## Requirements
Retype exactly the lines from the first one through the line with "-0.255, -0.275, -0.294];", including both ends; skip any pictures.

## Source records
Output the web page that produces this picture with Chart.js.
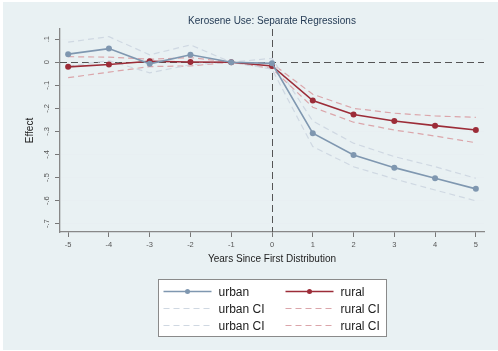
<!DOCTYPE html>
<html>
<head>
<meta charset="utf-8">
<title>Kerosene Use: Separate Regressions</title>
<script src="https://cdn.jsdelivr.net/npm/chart.js@4.4.1/dist/chart.umd.min.js"></script>
<style>
  html, body { margin: 0; padding: 0; background: #ffffff; }
  #wrap { position: absolute; left: 3px; top: 2px; width: 495px; height: 348px; background: #e9f1f3; }
</style>
</head>
<body>
<div id="wrap"><canvas id="chart" width="495" height="348"></canvas></div>
<script>
// years relative to first distribution
const years = [-5, -4, -3, -2, -1, 0, 1, 2, 3, 4, 5];

// point estimates
const urban = [0.035, 0.059, -0.007, 0.032, 0, -0.005, -0.308, -0.402, -0.457, -0.503, -0.549];
const rural = [-0.020, -0.010, 0.004, 0.001, 0, -0.016, -0.166, -0.227, -0.255, -0.275, -0.294];

// confidence bands
const urbanHi = [0.087, 0.111, 0.032, 0.075, 0, 0.017, -0.255, -0.351, -0.409, -0.453, -0.503];
const urbanLo = [-0.017, 0.007, -0.046, -0.011, 0, -0.030, -0.366, -0.453, -0.506, -0.554, -0.601];
const ruralHi = [0.024, 0.022, 0.013, 0.020, 0, -0.005, -0.139, -0.200, -0.221, -0.233, -0.239];
const ruralLo = [-0.067, -0.043, -0.019, -0.016, 0, -0.027, -0.195, -0.260, -0.294, -0.320, -0.349];

// axis ticks
const xTicks = [-5, -4, -3, -2, -1, 0, 1, 2, 3, 4, 5];
const yTicks = [0.1, 0, -0.1, -0.2, -0.3, -0.4, -0.5, -0.6, -0.7];
const yTickLabels = ['.1', '0', '-.1', '-.2', '-.3', '-.4', '-.5', '-.6', '-.7'];

const URBAN = '#7f97b0';
const RURAL = '#9c2c38';
const URBAN_CI = '#cfd8e2';
const RURAL_CI = '#dba5aa';

function pts(values) {
  return years.map((y, i) => ({ x: y, y: values[i] }));
}

function meanSet(label, values, color) {
  return {
    label: label,
    data: pts(values),
    borderColor: color,
    backgroundColor: color,
    borderWidth: 1.6,
    pointRadius: 3,
    pointBorderWidth: 0,
    pointBackgroundColor: color,
    tension: 0
  };
}

function ciSet(label, values, color) {
  return {
    label: label,
    data: pts(values),
    borderColor: color,
    borderWidth: 1.2,
    borderDash: [6, 4],
    pointRadius: 0,
    tension: 0
  };
}

// zero reference lines (dashed)
const refLines = {
  id: 'refLines',
  beforeDatasetsDraw(chart) {
    const { ctx, chartArea: a, scales: { x, y } } = chart;
    ctx.save();
    ctx.strokeStyle = '#555';
    ctx.lineWidth = 1;
    ctx.setLineDash([7, 4]);
    const y0 = Math.round(y.getPixelForValue(0)) + 0.5;
    const x0 = Math.round(x.getPixelForValue(0)) + 0.5;
    ctx.beginPath();
    ctx.moveTo(a.left, y0);
    ctx.lineTo(a.right, y0);
    ctx.moveTo(x0, a.top);
    ctx.lineTo(x0, a.bottom);
    ctx.stroke();
    ctx.restore();
  }
};

// title and boxed two-column legend
const decor = {
  id: 'decor',
  afterDraw(chart) {
    const { ctx, chartArea: a } = chart;
    const cx = (a.left + a.right) / 2;
    ctx.save();
    ctx.fillStyle = '#243b55';
    ctx.font = '10px "Liberation Sans", Arial, sans-serif';
    ctx.textAlign = 'center';
    ctx.textBaseline = 'middle';
    ctx.fillText('Kerosene Use: Separate Regressions', cx, 19);

    const w = 228, h = 57;
    const left = Math.round(cx - w / 2) + 0.5;
    const top = Math.round(a.bottom + 47) + 0.5;
    ctx.fillStyle = '#ffffff';
    ctx.fillRect(left, top, w, h);
    ctx.strokeStyle = '#8a8a8a';
    ctx.lineWidth = 1;
    ctx.strokeRect(left, top, w, h);

    ctx.font = '12px "Liberation Sans", Arial, sans-serif';
    ctx.textAlign = 'left';
    chart.data.datasets.forEach((ds, i) => {
      const col = i % 2, row = Math.floor(i / 2);
      const sx = left + 5 + col * 122;
      const sy = top + 12 + row * 17;
      ctx.strokeStyle = ds.borderColor;
      ctx.lineWidth = ds.borderWidth;
      ctx.setLineDash(ds.borderDash || []);
      ctx.beginPath();
      ctx.moveTo(sx, sy);
      ctx.lineTo(sx + 48, sy);
      ctx.stroke();
      ctx.setLineDash([]);
      if (ds.pointRadius) {
        ctx.fillStyle = ds.pointBackgroundColor;
        ctx.beginPath();
        ctx.arc(sx + 24, sy, 2.5, 0, Math.PI * 2);
        ctx.fill();
      }
      ctx.fillStyle = '#222';
      ctx.fillText(ds.label, sx + 55, sy + 1);
    });
    ctx.restore();
  }
};

const ctx = document.getElementById('chart').getContext('2d');
const chart = new Chart(ctx, {
  type: 'line',
  data: {
    datasets: [
      meanSet('urban', urban, URBAN),
      meanSet('rural', rural, RURAL),
      ciSet('urban CI', urbanHi, URBAN_CI),
      ciSet('rural CI', ruralHi, RURAL_CI),
      ciSet('urban CI', urbanLo, URBAN_CI),
      ciSet('rural CI', ruralLo, RURAL_CI)
    ]
  },
  options: {
    responsive: false,
    animation: false,
    events: [],
    layout: { padding: { left: 0, top: 27, right: 14, bottom: 83 } },
    plugins: {
      legend: { display: false },
      title: { display: false },
      tooltip: { enabled: false }
    },
    scales: {
      x: {
        type: 'linear',
        min: -5.2,
        max: 5.2,
        afterBuildTicks: (s) => { s.ticks = xTicks.map(v => ({ value: v })); },
        afterFit: (s) => { s.height = 35; s.paddingLeft = 0; s.paddingRight = 0; },
        grid: { display: true, drawOnChartArea: false, drawTicks: true, tickLength: 5, tickColor: '#777' },
        border: { display: true, color: '#888', width: 1.3 },
        ticks: {
          padding: 3,
          color: '#555',
          font: { family: '"Liberation Sans", Arial, sans-serif', size: 7.5 },
          maxRotation: 0,
          autoSkip: false
        },
        title: {
          display: true,
          text: 'Years Since First Distribution',
          color: '#222',
          font: { family: '"Liberation Sans", Arial, sans-serif', size: 10 },
          padding: { top: 0, bottom: 2 }
        }
      },
      y: {
        type: 'linear',
        min: -0.736,
        max: 0.144,
        afterBuildTicks: (s) => { s.ticks = yTicks.map(v => ({ value: v })); },
        afterFit: (s) => { s.width = 57; s.paddingTop = 0; s.paddingBottom = 0; },
        grid: { display: true, drawOnChartArea: true, drawTicks: true, tickLength: 5, color: '#e8eff2', tickColor: '#777' },
        border: { display: true, color: '#888', width: 1.3 },
        ticks: {
          padding: 4,
          color: '#555',
          crossAlign: 'center',
          minRotation: 90,
          maxRotation: 90,
          autoSkip: false,
          font: { family: '"Liberation Sans", Arial, sans-serif', size: 7.5 },
          callback: (value) => {
            const i = yTicks.findIndex(t => Math.abs(t - value) < 1e-9);
            return i >= 0 ? yTickLabels[i] : '';
          }
        },
        title: {
          display: true,
          text: 'Effect',
          color: '#222',
          font: { family: '"Liberation Sans", Arial, sans-serif', size: 10 },
          padding: { top: 21, bottom: 0 }
        }
      }
    }
  },
  plugins: [refLines, decor]
});
</script>
</body>
</html>
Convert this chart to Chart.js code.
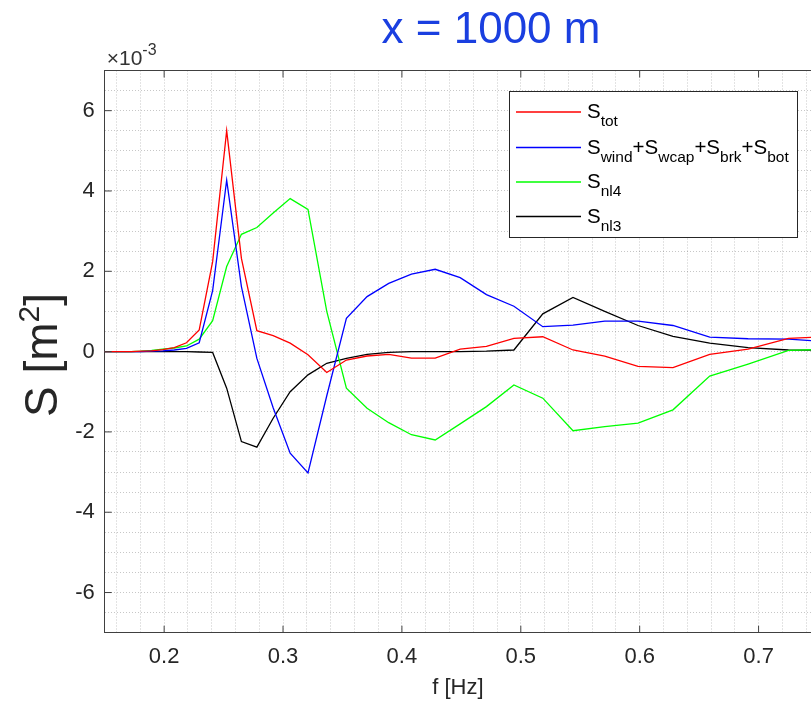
<!DOCTYPE html>
<html><head><meta charset="utf-8">
<script src="https://cdn.jsdelivr.net/npm/chart.js@4.4.1/dist/chart.umd.min.js"></script>
<style>html,body{margin:0;padding:0;background:#fff}#wrap{width:811px;height:703px;position:relative}canvas{display:block}</style>
</head><body><div id="wrap"><canvas id="c" width="811" height="703"></canvas></div>
<script>
// frequency bins [Hz]
const freqHz = [0.1491,0.1564,0.1641,0.1722,0.1806,0.1895,0.1988,0.2085,0.2188,0.2295,0.2408,0.2526,0.2650,0.2780,0.2917,0.3060,0.3210,0.3368,0.3533,0.3707,0.3889,0.4080,0.4280,0.4490,0.4711,0.4942,0.5185,0.5439,0.5706,0.5986,0.6280,0.6589,0.6912,0.7252,0.7608];
// source terms, units of 1e-3 m^2
const sTot = [0,0,0,0,0.01,0.02,0.05,0.10,0.22,0.54,2.24,5.50,2.32,0.52,0.40,0.21,-0.08,-0.52,-0.21,-0.11,-0.07,-0.16,-0.16,0.06,0.13,0.33,0.37,0.04,-0.11,-0.37,-0.40,-0.07,0.06,0.33,0.38];
const sSrc = [0,0,0,0,0,0.01,0.02,0.04,0.08,0.22,1.52,4.27,1.62,-0.17,-1.40,-2.53,-3.02,-1.10,0.83,1.37,1.70,1.93,2.05,1.84,1.42,1.13,0.62,0.66,0.76,0.76,0.65,0.36,0.32,0.31,0.24];
const sNl4 = [0,0,0,0,0.01,0.03,0.06,0.09,0.14,0.31,0.77,2.12,2.92,3.09,3.45,3.81,3.54,1.00,-0.91,-1.41,-1.77,-2.07,-2.20,-1.80,-1.37,-0.83,-1.16,-1.97,-1.87,-1.78,-1.45,-0.61,-0.31,0.03,0.06];
const sNl3 = [0,0,0,0,0,0,0,0,0,-0.01,-0.02,-0.91,-2.24,-2.38,-1.66,-1.00,-0.58,-0.29,-0.17,-0.07,-0.02,0,0,0,0.01,0.04,0.94,1.35,1.00,0.65,0.38,0.21,0.10,0.04,0.03];

const xTickLabels = ['0.2','0.3','0.4','0.5','0.6','0.7'];
const yTickLabels = ['-6','-4','-2','0','2','4','6'];
const titleText = 'x = 1000 m';
const xAxisLabel = 'f [Hz]';
const yAxisLabel = ['S [m', '2', ']'];
const exponentLabel = ['\u00d710', '-3'];
const legendEntries = [
  [['S','tot']],
  [['S','wind'],['+S','wcap'],['+S','brk'],['+S','bot']],
  [['S','nl4']],
  [['S','nl3']]
];
const seriesColors = ['#ff0000','#0000ff','#00ff00','#000000'];

const FONT = "'Liberation Sans', Arial, Helvetica, sans-serif";
const AX = '#404040';

function pts(ys){ return freqHz.map((f,i)=>({x:f,y:ys[i]})); }

const decor = {
  id:'decor',
  afterDatasetsDraw(chart){
    const ctx = chart.ctx, a = chart.chartArea;
    const xs = chart.scales.x, ys = chart.scales.y;
    ctx.save();
    ctx.strokeStyle = AX; ctx.lineWidth = 1;
    ctx.beginPath(); ctx.moveTo(a.left, a.top); ctx.lineTo(a.right, a.top); ctx.stroke();
    ctx.beginPath();
    xTickLabels.forEach(t=>{
      const px = xs.getPixelForValue(parseFloat(t));
      ctx.moveTo(px, a.bottom); ctx.lineTo(px, a.bottom-7);
      ctx.moveTo(px, a.top); ctx.lineTo(px, a.top+7);
    });
    yTickLabels.forEach(t=>{
      const py = ys.getPixelForValue(parseFloat(t));
      ctx.moveTo(a.left, py); ctx.lineTo(a.left+7, py);
    });
    ctx.stroke();
    const bx=509, by=91, bw=288, bh=146;
    ctx.fillStyle='#fff'; ctx.fillRect(bx,by,bw,bh);
    ctx.strokeStyle='#262626'; ctx.lineWidth=1; ctx.strokeRect(bx+0.5,by+0.5,bw,bh);
    const rowY=[112,147.5,182,216.5];
    legendEntries.forEach((entry,i)=>{
      ctx.strokeStyle=seriesColors[i]; ctx.lineWidth=1.3;
      ctx.beginPath(); ctx.moveTo(516,rowY[i]); ctx.lineTo(581,rowY[i]); ctx.stroke();
      let x=587; const base=rowY[i]+6;
      ctx.fillStyle='#000'; ctx.textBaseline='alphabetic'; ctx.textAlign='left';
      entry.forEach(([n,s])=>{
        ctx.font='20.5px '+FONT; ctx.fillText(n,x,base); x+=ctx.measureText(n).width;
        ctx.font='15.5px '+FONT; ctx.fillText(s,x,base+8); x+=ctx.measureText(s).width;
      });
    });
    ctx.restore();
  },
  afterDraw(chart){
    const ctx = chart.ctx, a = chart.chartArea;
    ctx.save();
    ctx.fillStyle='#1a3fe0'; ctx.font='44px '+FONT; ctx.textAlign='center'; ctx.textBaseline='alphabetic';
    ctx.fillText(titleText, 491, 43);
    ctx.fillStyle='#333'; ctx.textAlign='left';
    ctx.font='21px '+FONT; ctx.fillText(exponentLabel[0], a.left+2, 65);
    const w = ctx.measureText(exponentLabel[0]).width;
    ctx.font='16px '+FONT; ctx.fillText(exponentLabel[1], a.left+2+w, 55);
    ctx.translate(57, 355); ctx.rotate(-Math.PI/2);
    ctx.fillStyle='#262626';
    ctx.font='46px '+FONT; const w1=ctx.measureText(yAxisLabel[0]).width;
    ctx.font='30px '+FONT; const w2=ctx.measureText(yAxisLabel[1]).width;
    ctx.font='46px '+FONT; const w3=ctx.measureText(yAxisLabel[2]).width;
    let x=-(w1+w2+w3)/2;
    ctx.font='46px '+FONT; ctx.fillText(yAxisLabel[0], x, 0); x+=w1;
    ctx.font='30px '+FONT; ctx.fillText(yAxisLabel[1], x, -18); x+=w2;
    ctx.font='46px '+FONT; ctx.fillText(yAxisLabel[2], x, 0);
    ctx.restore();
  }
};

const gridCol = 'rgba(0,0,0,0.22)';
new Chart(document.getElementById('c'), {
  type:'line',
  data:{ datasets:[
    {label:'S_tot', data:pts(sTot), borderColor:seriesColors[0]},
    {label:'S_wind+S_wcap+S_brk+S_bot', data:pts(sSrc), borderColor:seriesColors[1]},
    {label:'S_nl4', data:pts(sNl4), borderColor:seriesColors[2]},
    {label:'S_nl3', data:pts(sNl3), borderColor:seriesColors[3]}
  ]},
  options:{
    responsive:false, animation:false, devicePixelRatio:1,
    parsing:false,
    elements:{ line:{borderWidth:1.3, tension:0, fill:false}, point:{radius:0, hoverRadius:0} },
    layout:{ autoPadding:false, padding:{top:70.5, left:0, right:0, bottom:0} },
    plugins:{ legend:{display:false}, title:{display:false}, tooltip:{enabled:false} },
    scales:{
      x:{ type:'linear', min:0.15, max:0.7441,
        afterFit(s){ s.height = 70.3; s.paddingLeft = 0; s.paddingRight = 0; },
        ticks:{ stepSize:0.02, includeBounds:false, autoSkip:false, maxRotation:0, padding:11,
          color:'#262626', font:{family:FONT, size:22},
          callback(v){ if (Math.abs(v*10-Math.round(v*10))<1e-6){ const s=(Math.round(v*10)/10).toFixed(1); return xTickLabels.includes(s)?s:''; } return ''; } },
        grid:{ color:gridCol, lineWidth:1, drawTicks:false },
        border:{ display:true, color:AX, width:1, dash:[1,2] },
        title:{ display:true, text:xAxisLabel, color:'#262626', font:{family:FONT, size:22}, padding:{top:0,bottom:2} }
      },
      y:{ type:'linear', min:-7, max:7,
        afterFit(s){ s.width = 104.7; s.paddingTop = 0; s.paddingBottom = 0; },
        ticks:{ stepSize:0.5, includeBounds:false, autoSkip:false, padding:10,
          color:'#262626', font:{family:FONT, size:22},
          callback(v){ if (Math.abs(v-Math.round(v))<1e-6){ const s=String(Math.round(v)); return yTickLabels.includes(s)?s:''; } return ''; } },
        grid:{ color:gridCol, lineWidth:1, drawTicks:false },
        border:{ display:true, color:AX, width:1, dash:[1,2] }
      }
    }
  },
  plugins:[decor]
});
</script></body></html>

## Final result
Output the web page that produces this picture with Chart.js.
<!DOCTYPE html>
<html>
<head>
<meta charset="utf-8">
<title>Kerosene Use: Separate Regressions</title>
<script src="https://cdn.jsdelivr.net/npm/chart.js@4.4.1/dist/chart.umd.min.js"></script>
<style>
  html, body { margin: 0; padding: 0; background: #ffffff; }
  #wrap { position: absolute; left: 3px; top: 2px; width: 495px; height: 348px; background: #e9f1f3; }
</style>
</head>
<body>
<div id="wrap"><canvas id="chart" width="495" height="348"></canvas></div>
<script>
// years relative to first distribution
const years = [-5, -4, -3, -2, -1, 0, 1, 2, 3, 4, 5];

// point estimates
const urban = [0.035, 0.059, -0.007, 0.032, 0, -0.005, -0.308, -0.402, -0.457, -0.503, -0.549];
const rural = [-0.020, -0.010, 0.004, 0.001, 0, -0.016, -0.166, -0.227, -0.255, -0.275, -0.294];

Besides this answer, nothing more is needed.